5 students who failed KCPE shine four years later in KCSE


5 students who failed KCPE shine four years later in KCSE
Education CS Amina Mohamed speaking during the release of the 2018 KCSE Exams at KNEC headquarters on December 21, 2018.

In Summary

  • Josphat Mwangi Kamau of Mioro Secondary school scored 278 marks in KCPE but changed his fortunes bagging a mean grade of A- in his KCSE.
  • Coming in second was followed by Kyulu Richard who managed a meager 257 marks in KCPE but came out with a B+.
  • The third most improved student was Maingi George Mburu who scored 279 marks but managed an impressive B+.

A famous proverb goes thus; “Fall down seven times, stand up eight” and while it may sound cliche, it is a very novel piece of advice as five students who sat their KCSE this year proved.

The five students received a special mention from Education Cabinet Secretary Amina Mohamed for having reversed their academic fortunes.

All the five students – who happen to be male – failed at the Primary school level but four years later proved that failing in KCPE is no reason to see them fail in Secondary school.

“This year, we have gone a step further to conduct an analysis of how individual candidates have performed in the KCSE relative to their performance in KCPE four years ago,” said CS Amina.

“Our aim is to show the value add to candidates by schools depending on how much they actually improved.”

The most improved candidate was Josphat Mwangi Kamau of Mioro Secondary school, a sub-county school in Mathioya, Murang’a County who scored 278 marks in KCPE but changed his fortunes bagging a mean grade of A- in his KCSE.

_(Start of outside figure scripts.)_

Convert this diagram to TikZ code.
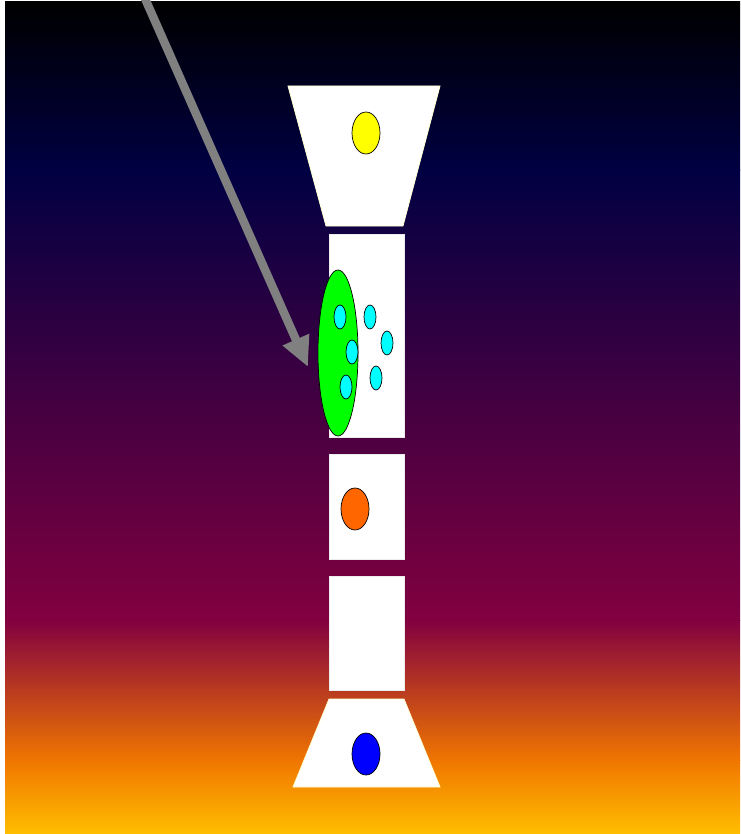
\documentclass[tikz,border=0pt]{standalone}
\usetikzlibrary{arrows.meta}
\definecolor{bgA}{RGB}{0,0,0}
\definecolor{bgB}{RGB}{0,0,66}
\definecolor{bgC}{RGB}{130,0,64}
\definecolor{bgD}{RGB}{240,118,0}
\definecolor{bgE}{RGB}{255,190,0}
\definecolor{rim}{RGB}{255,255,210}
\definecolor{arrowgray}{RGB}{128,128,128}
\definecolor{fyellow}{RGB}{255,255,0}
\definecolor{fgreen}{RGB}{0,255,0}
\definecolor{fcyan}{RGB}{0,255,255}
\definecolor{forange}{RGB}{255,102,0}
\definecolor{fblue}{RGB}{0,0,255}
\tikzset{
  part/.style={fill=white,draw=rim,line width=0.8pt},
  block/.style={fill=white,draw=white!85!gray,line width=0.5pt},
  blob/.style={draw=black,line width=0.7pt},
  pointer/.style={draw=arrowgray,line width=8.5pt,-{Triangle[length=30pt,width=27pt]}}
}
\begin{document}
\begin{tikzpicture}[x=1pt,y=-1pt]
\useasboundingbox (0,0) rectangle (740,834);
\clip (0,0) rectangle (740,834);
% background gradient
\shade[top color=bgA,bottom color=bgB] (5,2) rectangle (740,170.5);
\shade[top color=bgB,bottom color=bgC] (5,170) rectangle (740,620.5);
\shade[top color=bgC,bottom color=bgD] (5,620) rectangle (740,760.5);
\shade[top color=bgD,bottom color=bgE] (5,760) rectangle (740,834);
% top trapezoid
\draw[part] (288,86) -- (440,86) -- (403,226) -- (326,226) -- cycle;
\draw[blob,fill=fyellow] (366,133) ellipse [x radius=14, y radius=21];
% second block
\draw[block] (329,234) rectangle (404,437);
\draw[blob,fill=fgreen] (338,353) ellipse [x radius=20, y radius=83];
\foreach \cx/\cy in {340/317, 370/317, 387/343, 352/352, 346/387, 376/378}
  \draw[blob,fill=fcyan] (\cx,\cy) ellipse [x radius=6, y radius=12];
% third block
\draw[block] (329,454) rectangle (404,559);
\draw[blob,fill=forange] (355,509) ellipse [x radius=14, y radius=21];
% fourth block
\draw[block] (329,576) rectangle (404,690);
% bottom trapezoid
\draw[part] (329,699) -- (404,699) -- (440,787) -- (293,787) -- cycle;
\draw[blob,fill=fblue] (366,754) ellipse [x radius=14, y radius=21];
% arrow
\coordinate (start) at (143,-6);
\coordinate (tip) at (308,367);
\draw[pointer] (start) -- (tip);
\end{tikzpicture}
\end{document}
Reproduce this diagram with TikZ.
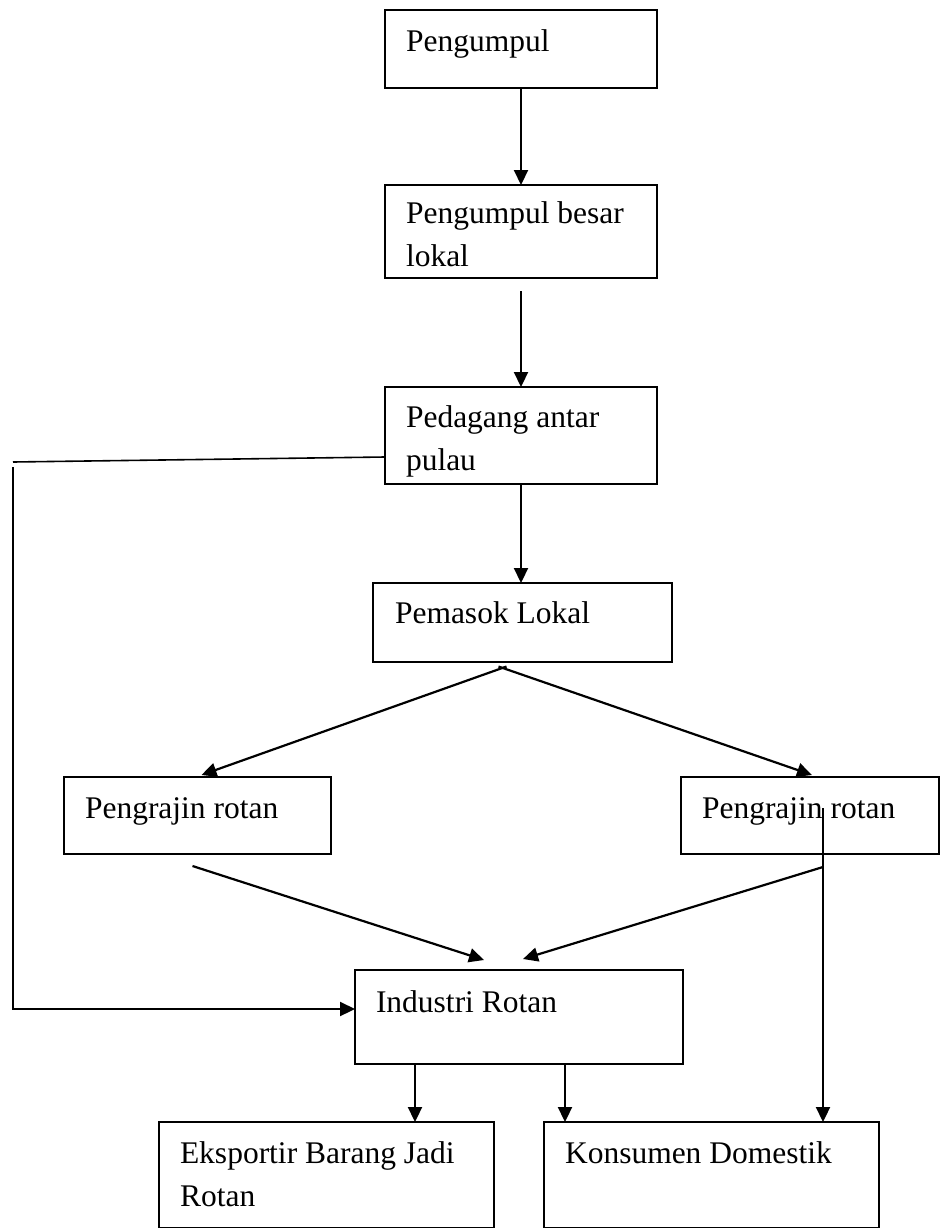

Coming in second was followed by Kyulu Richard who managed a meager 257 marks in KCPE but came out with a B+.

The third most improved student was Maingi George Mburu who scored 279 marks but managed an impressive B+.

Wambui James Kamau was the fourth most improved student. In his KCPE exam, Kamau brought in a measly 186 marks but that is deeply in his past having managed a standing ovation deserving mean grade of B-.

Rounding off the most improved list is Cheruiyot Gideon who managed just 209 marks in KCPE but ended up scoring a B.

“This is clear evidence that candidates who may perform poorly in KCPE can perform excellently in KCSE despite low marks they achieved 4 years previously,” said CS Amina.

“This provides clear evidence that the Government’s 100 transition policy is brilliant and that it will give a second chance to candidates who would have lost out in the KCPE but will be able to realise their full potential.”